Mr Cantor prend sur lui, il va voir les parents dévastés par le chagrin, il calme aussi la frénésie vindicative de ceux qui cherchent un bouc émissaire. Cependant, après avoir une première fois refusé de déserter Newark pour rejoindre Marcia, la femme dont il est éperdument amoureux, dans un camp de vacances loin de l'épidémie, il cède quand elle accepte sa proposition de se fiancer avec lui. Néanmoins ce retour à la nature est illusoire. Tel Œdipe qui réalise l'oracle par tout ce qu'il fait pour lui échapper. Bucky Cantor voit surgir la maladie qu'il croyait fuir et se rend compte qu'il était porteur du virus. Il échappe à la mort mais reste handicapé et rompt avec Marcia pour la libérer du fardeau qu'il serait pour elle. Il se condamne ainsi à une solitude désolée. Cela, c'est le narrateur, longtemps discret, presque invisible, de Némésis qui nous l'apprend. Arnie Mesnikoff rencontre Mr Cantor, quelque trente ans après les faits. Il a été l'un des enfants du terrain de jeux. Il a contracté la maladie. Il en porte lui aussi les séquelles mais il s'est marié et il est heureux. Cette différence des biographies nous révèle soudain l'autre pathologie de Bucky Cantor : la pathologie de l'explication .

Tout doit faire sens. Rien ne doit être sans raison. Au début de l'épidémie, il invectivait le Créateur de toutes choses et donc du virus. Et puis, sans pour autant se réconcilier avec le Maître de l'univers, il a retourné sa rage métaphysique contre lui-même. Il était le fautif car il lui fallait absolument un fautif à son surmoi déchaîné. Il n'y avait pas de place, dans l'esprit et dans la sensibilité de Mr Cantor, pour la contingence. "Le dévot, a écrit Clément Rosset, est d'abord celui qui est incapable d'affronter le non nécessaire." Alors même qu'il accablait le ciel d'injures sacrilèges, Mr Cantor était, pour son malheur, un dévot. Au lieu d'épouser Marcia comme elle l'en adjurait, il a plaidé coupable et il a détruit leurs deux vies.

C'est le refus du tragique qui précipite Mr Cantor dans la tragédie. Selon un scénario que les Grecs n'avaient pas prévu, la Némésis qui le frappe coïncide rigoureusement avec l'hubris qui l'emporte. "non pas l'hubris de la volonté ou du désir", mais le délire d'interprétation, le besoin irrépressible de trouver une réponse à la question "pourquoi ?". Mr Cantor est un "martyr du pourquoi" .

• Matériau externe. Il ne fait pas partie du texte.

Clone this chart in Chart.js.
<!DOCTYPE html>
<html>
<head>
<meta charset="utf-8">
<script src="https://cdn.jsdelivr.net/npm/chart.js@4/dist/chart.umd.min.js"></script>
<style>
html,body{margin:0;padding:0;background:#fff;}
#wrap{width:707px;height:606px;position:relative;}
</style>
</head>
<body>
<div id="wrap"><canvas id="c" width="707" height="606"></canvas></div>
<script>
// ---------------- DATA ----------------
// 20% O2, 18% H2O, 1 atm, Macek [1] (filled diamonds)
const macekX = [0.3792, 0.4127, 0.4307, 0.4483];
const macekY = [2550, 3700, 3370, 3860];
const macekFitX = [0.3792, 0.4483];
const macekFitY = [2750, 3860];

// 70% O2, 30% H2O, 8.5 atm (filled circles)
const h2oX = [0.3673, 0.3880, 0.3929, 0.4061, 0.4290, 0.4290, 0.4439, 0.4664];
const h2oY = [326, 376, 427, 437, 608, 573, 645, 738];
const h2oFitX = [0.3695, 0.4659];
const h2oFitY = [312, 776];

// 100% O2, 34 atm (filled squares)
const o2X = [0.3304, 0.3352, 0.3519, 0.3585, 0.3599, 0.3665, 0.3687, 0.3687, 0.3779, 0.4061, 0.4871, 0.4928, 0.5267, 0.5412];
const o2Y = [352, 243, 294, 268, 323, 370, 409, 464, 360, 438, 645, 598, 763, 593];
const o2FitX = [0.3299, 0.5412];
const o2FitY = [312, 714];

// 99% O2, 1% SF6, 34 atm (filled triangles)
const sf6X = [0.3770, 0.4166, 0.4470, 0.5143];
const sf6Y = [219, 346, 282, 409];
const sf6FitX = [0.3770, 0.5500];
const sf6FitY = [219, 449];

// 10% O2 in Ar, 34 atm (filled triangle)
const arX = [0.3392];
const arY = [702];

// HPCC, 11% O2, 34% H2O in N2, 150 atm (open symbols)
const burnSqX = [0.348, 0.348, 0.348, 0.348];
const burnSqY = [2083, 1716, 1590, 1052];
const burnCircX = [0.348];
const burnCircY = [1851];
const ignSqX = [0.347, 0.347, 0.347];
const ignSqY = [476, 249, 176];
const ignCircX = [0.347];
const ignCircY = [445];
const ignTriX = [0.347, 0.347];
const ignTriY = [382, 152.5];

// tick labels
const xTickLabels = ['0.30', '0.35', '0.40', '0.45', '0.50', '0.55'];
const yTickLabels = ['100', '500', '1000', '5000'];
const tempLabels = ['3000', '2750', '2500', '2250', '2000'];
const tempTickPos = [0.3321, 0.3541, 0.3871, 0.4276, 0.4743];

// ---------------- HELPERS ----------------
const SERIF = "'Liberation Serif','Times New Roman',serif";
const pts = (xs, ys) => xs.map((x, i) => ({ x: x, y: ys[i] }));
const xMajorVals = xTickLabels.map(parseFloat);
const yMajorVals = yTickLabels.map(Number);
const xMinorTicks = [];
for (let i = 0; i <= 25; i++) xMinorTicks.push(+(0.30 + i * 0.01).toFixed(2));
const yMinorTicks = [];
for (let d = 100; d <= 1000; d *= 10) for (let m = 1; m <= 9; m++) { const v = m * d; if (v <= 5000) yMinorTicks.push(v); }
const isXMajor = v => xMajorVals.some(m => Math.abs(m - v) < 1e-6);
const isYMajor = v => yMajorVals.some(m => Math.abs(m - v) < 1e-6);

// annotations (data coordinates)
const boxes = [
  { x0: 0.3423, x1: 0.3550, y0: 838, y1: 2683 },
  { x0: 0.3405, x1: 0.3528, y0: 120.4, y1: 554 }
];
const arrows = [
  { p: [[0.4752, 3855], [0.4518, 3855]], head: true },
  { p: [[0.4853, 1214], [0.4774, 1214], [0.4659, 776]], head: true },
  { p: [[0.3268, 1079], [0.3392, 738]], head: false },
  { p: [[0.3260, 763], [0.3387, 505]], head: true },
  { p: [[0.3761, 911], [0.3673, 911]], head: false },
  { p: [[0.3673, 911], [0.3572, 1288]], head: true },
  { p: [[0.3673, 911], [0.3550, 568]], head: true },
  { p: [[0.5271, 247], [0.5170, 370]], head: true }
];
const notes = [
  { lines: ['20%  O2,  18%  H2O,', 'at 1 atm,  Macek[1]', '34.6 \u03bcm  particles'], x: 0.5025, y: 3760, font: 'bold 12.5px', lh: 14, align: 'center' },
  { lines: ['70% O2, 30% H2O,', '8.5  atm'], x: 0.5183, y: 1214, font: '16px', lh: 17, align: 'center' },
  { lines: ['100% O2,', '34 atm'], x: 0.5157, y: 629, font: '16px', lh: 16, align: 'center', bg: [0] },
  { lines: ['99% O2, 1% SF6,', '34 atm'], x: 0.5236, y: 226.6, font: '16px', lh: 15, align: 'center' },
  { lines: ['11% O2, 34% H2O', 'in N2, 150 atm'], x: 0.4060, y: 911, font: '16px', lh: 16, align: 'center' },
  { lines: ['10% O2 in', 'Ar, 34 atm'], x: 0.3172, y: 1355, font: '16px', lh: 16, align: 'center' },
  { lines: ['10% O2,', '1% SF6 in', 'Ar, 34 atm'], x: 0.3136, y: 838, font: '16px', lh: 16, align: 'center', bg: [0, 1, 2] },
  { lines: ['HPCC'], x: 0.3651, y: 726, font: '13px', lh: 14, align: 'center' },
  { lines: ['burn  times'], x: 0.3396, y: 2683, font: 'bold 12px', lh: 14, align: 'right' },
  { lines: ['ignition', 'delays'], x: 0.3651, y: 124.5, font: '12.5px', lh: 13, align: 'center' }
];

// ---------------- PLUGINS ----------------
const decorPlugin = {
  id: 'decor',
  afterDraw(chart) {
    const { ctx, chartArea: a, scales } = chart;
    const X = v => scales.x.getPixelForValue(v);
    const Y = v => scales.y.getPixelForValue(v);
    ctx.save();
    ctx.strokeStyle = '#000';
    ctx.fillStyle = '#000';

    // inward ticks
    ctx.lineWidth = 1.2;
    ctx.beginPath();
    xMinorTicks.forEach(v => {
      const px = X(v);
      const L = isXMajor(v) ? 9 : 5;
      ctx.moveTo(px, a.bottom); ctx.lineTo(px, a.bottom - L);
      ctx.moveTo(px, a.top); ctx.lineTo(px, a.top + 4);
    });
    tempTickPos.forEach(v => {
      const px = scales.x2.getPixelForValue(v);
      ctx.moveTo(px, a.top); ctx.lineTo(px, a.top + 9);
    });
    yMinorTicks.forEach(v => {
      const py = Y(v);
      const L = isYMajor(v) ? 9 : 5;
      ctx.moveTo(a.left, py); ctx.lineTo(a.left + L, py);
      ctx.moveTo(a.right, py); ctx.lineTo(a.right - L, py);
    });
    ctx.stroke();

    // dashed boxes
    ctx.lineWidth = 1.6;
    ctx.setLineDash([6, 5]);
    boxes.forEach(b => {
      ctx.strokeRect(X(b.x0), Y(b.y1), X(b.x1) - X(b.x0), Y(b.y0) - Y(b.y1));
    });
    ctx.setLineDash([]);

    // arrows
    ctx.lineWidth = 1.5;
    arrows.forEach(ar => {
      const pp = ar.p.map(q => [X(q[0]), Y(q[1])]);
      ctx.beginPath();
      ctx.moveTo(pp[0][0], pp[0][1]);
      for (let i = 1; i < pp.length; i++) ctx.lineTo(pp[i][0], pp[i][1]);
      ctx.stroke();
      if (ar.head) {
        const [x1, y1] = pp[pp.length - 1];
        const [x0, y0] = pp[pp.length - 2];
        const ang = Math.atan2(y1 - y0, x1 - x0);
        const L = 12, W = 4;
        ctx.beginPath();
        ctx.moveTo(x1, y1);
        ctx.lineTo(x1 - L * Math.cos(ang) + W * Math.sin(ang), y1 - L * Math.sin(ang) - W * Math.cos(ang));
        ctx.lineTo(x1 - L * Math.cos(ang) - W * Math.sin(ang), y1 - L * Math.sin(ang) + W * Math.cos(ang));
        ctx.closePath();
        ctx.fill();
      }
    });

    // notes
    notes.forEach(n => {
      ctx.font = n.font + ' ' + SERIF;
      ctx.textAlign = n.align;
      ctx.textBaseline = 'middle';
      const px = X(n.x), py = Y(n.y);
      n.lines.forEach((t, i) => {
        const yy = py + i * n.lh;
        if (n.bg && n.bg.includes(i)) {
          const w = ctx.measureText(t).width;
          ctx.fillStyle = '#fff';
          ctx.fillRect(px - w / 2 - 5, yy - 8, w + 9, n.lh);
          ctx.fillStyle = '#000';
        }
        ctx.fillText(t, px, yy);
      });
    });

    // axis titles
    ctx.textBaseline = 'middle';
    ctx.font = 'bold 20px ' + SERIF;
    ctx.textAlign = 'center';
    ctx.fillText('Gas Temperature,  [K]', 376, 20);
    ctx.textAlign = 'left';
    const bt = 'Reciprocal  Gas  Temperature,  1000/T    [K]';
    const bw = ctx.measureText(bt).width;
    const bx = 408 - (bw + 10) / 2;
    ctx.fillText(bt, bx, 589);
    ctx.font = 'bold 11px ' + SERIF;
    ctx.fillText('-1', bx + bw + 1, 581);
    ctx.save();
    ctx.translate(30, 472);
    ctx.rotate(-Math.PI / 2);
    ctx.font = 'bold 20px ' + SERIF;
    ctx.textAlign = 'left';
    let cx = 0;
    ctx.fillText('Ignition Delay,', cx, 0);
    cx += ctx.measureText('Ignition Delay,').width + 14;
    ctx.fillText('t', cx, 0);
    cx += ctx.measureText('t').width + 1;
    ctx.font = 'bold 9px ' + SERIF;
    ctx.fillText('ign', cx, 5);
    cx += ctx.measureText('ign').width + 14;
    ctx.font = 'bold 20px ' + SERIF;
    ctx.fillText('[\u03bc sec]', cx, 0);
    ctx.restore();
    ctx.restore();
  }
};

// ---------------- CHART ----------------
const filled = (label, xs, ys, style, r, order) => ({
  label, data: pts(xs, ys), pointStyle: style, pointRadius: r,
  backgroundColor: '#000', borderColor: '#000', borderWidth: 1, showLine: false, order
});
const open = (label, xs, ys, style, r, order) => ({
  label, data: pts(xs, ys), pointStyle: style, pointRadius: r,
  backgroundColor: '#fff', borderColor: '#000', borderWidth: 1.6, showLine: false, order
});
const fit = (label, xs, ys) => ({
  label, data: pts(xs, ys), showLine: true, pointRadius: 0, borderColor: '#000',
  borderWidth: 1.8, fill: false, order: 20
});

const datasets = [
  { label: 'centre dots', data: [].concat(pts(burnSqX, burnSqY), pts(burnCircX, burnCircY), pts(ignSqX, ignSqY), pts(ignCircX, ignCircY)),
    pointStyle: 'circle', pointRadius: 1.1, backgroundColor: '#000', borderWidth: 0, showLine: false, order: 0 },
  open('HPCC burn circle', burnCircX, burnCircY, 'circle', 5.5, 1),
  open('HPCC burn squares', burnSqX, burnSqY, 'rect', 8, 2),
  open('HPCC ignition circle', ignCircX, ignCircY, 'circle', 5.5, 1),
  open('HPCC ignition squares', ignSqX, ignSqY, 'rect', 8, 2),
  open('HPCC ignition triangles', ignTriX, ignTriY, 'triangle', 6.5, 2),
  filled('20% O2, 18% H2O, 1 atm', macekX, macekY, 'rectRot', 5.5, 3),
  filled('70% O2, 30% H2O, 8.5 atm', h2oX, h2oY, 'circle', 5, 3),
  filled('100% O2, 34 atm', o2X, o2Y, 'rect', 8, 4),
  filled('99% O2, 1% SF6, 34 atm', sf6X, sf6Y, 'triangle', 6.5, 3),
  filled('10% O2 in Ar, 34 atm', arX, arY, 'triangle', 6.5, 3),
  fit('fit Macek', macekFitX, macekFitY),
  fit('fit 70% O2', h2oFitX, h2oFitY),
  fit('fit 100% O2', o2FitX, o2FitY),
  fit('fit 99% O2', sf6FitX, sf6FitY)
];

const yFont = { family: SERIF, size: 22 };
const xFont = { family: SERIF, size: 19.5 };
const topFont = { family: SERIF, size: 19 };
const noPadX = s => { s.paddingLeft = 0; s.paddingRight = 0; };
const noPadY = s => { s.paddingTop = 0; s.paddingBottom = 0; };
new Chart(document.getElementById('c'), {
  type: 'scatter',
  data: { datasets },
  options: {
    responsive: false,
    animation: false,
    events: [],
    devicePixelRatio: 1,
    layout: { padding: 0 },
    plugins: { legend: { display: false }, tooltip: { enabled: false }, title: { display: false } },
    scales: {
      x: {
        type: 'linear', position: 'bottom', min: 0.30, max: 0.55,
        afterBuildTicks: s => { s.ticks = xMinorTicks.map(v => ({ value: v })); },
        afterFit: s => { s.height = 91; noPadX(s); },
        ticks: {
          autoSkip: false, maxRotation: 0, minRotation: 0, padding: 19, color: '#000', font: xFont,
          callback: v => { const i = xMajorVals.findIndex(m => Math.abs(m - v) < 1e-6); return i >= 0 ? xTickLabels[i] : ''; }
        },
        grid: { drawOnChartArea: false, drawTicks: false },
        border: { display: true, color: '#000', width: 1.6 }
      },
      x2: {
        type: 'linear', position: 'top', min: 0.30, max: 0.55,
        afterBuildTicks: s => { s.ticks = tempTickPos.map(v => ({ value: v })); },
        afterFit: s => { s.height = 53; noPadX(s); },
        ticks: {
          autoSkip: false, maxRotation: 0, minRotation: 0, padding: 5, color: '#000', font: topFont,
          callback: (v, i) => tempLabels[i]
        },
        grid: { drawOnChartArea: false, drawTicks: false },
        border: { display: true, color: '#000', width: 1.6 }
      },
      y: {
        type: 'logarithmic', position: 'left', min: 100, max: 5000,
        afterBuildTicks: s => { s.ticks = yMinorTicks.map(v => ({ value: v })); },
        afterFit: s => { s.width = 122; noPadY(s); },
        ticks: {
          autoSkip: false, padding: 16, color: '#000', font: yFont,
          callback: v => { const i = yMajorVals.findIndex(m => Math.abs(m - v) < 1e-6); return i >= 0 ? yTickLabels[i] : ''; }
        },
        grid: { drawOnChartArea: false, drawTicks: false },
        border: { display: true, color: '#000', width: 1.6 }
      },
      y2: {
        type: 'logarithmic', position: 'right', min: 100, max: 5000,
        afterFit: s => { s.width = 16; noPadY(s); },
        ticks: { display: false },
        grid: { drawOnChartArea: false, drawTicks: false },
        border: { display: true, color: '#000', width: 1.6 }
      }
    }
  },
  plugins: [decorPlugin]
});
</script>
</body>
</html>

Rares sont les êtres aussi scrupuleux que Bucky Cantor. Mais, d'une manière ou d'une autre, nous sommes d'autant plus enclins à tomber dans cette folie, l'hubris de la raison, que nous la confondons avec l'intelligence. Aussi Philip Roth ne se contente-t-il pas de décrire ses ravages. Il lui apporte le démenti magistral du roman. En imaginant, dans Le Complot contre l'Amérique (2006), ce qui serait advenu si les Américains avaient, en 1940, porté à la présidence Charles Lindberg, l'aviateur héroïque mais nazi ; et en tenant, dans Némésis, la chronique d'une épidémie qui n'a pas eu lieu mais dont la menace planait et, avec elle, la peur panique d'attraper le virus et d'être enfermé dans un poumon d'acier. Inspiré par ce que Musil appelle ironiquement le principe de raison insuffisante, Roth dissipe l'illusion de nécessité et rend au passé son caractère fragile, aléatoire. Ce qui a été aurait pu être autrement.

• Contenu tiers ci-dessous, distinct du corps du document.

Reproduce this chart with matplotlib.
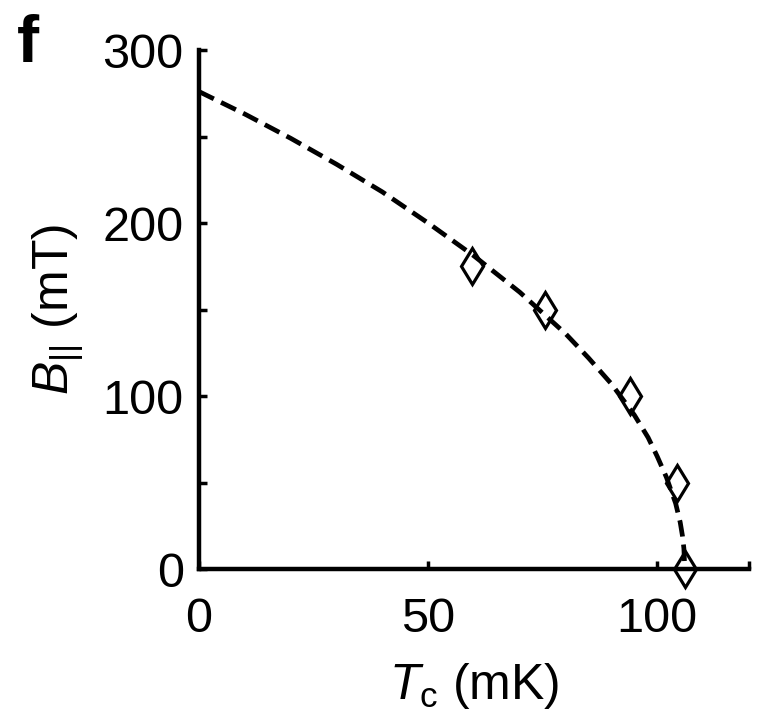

Rien donc n'est vrai dans Némésis. Mais de cette fiction totale est née l'inoubliable vérité d'un homme terrassé par sa grandeur d'âme et par son incapacité de consentir à la part de hasard et d'absurdité que comportent toutes les choses humaines.

Némésis (Nemesis), de Philip Roth, traduit de l'anglais (Etats-Unis) par Marie-Claire Pasquier, Gallimard, "Du monde entier", 228 p. 18,90 €.